I agree that they are way overrated.
They can be good with really large retirement accounts, where their RMDs will be in a really high tax bracket, cause more Social Security to be subject to tax, and/or trigger IRMAA.
They are great when they are tax-free. I have some clients that only have Social Security income and maybe some interest or dividends, so they can do conversions tax-free If/when their kids inherit the retirement accounts, the Roth will be tax-free to the kids.
Otherwise, I'm not a fan and tend to discourage them.
I ask many of my clients to provide their year end statements along with the 1099s to get a better ‘feel’ for the value received for their 20k+ fees…. Most will do better if they simply put it in the S&P and call it a day.

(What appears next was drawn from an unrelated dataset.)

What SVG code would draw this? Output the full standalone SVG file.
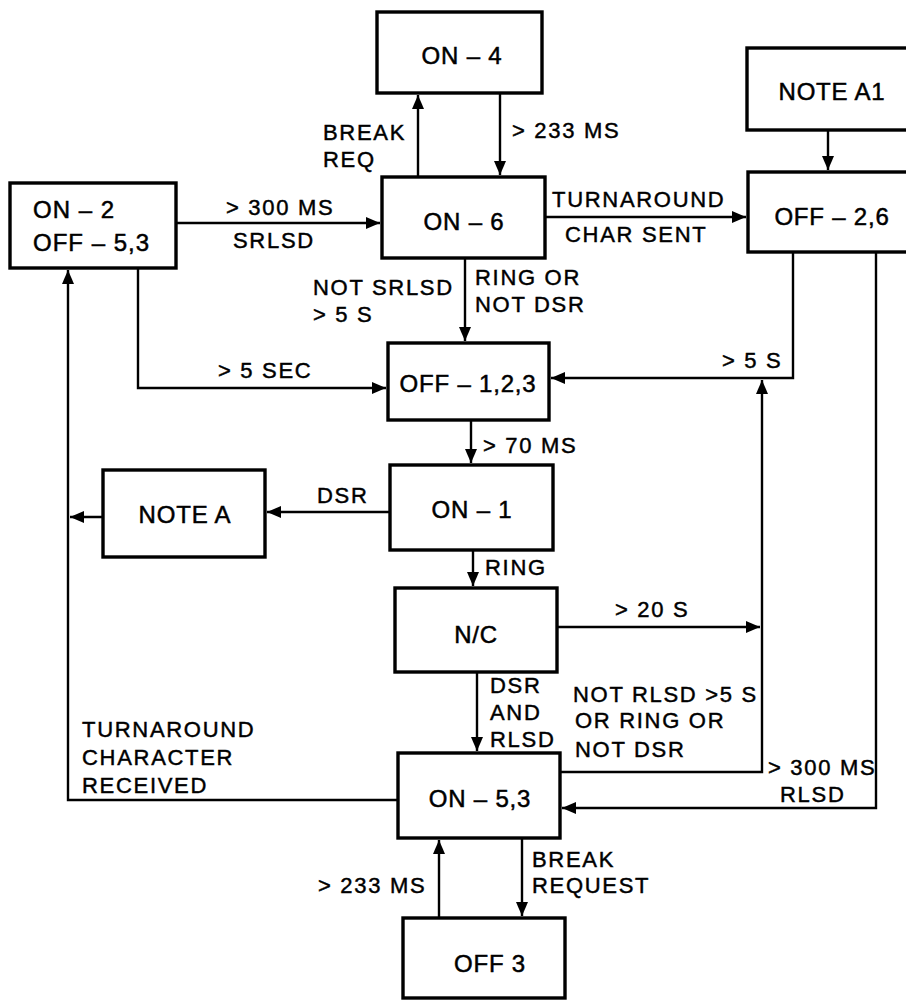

@BobKamman said What I don't understand is how these people who "manage" your assets for a percentage of your net worth, encourage people to reduce their estate by 25% before they even get started.
…over the last 5 years, I’ve reported 2 FAs to FINRA, One funded an annuity for a 79 YO woman by selling 500k of blue chips that she had inherited in 1985.
@Skylane I used to shock one or two clients a year with the FINRA report on past transgressions of their financial-products salespeople. Lately, I have fewer clients and they stay away from the worst losers. I took a client's case to FINRA arbitration and won, a decade or so ago. Sold a 91-year-old with a terminal illness (disclosed) a bond fund paying 3%, with a 3% commission. Client died within six months, as expected.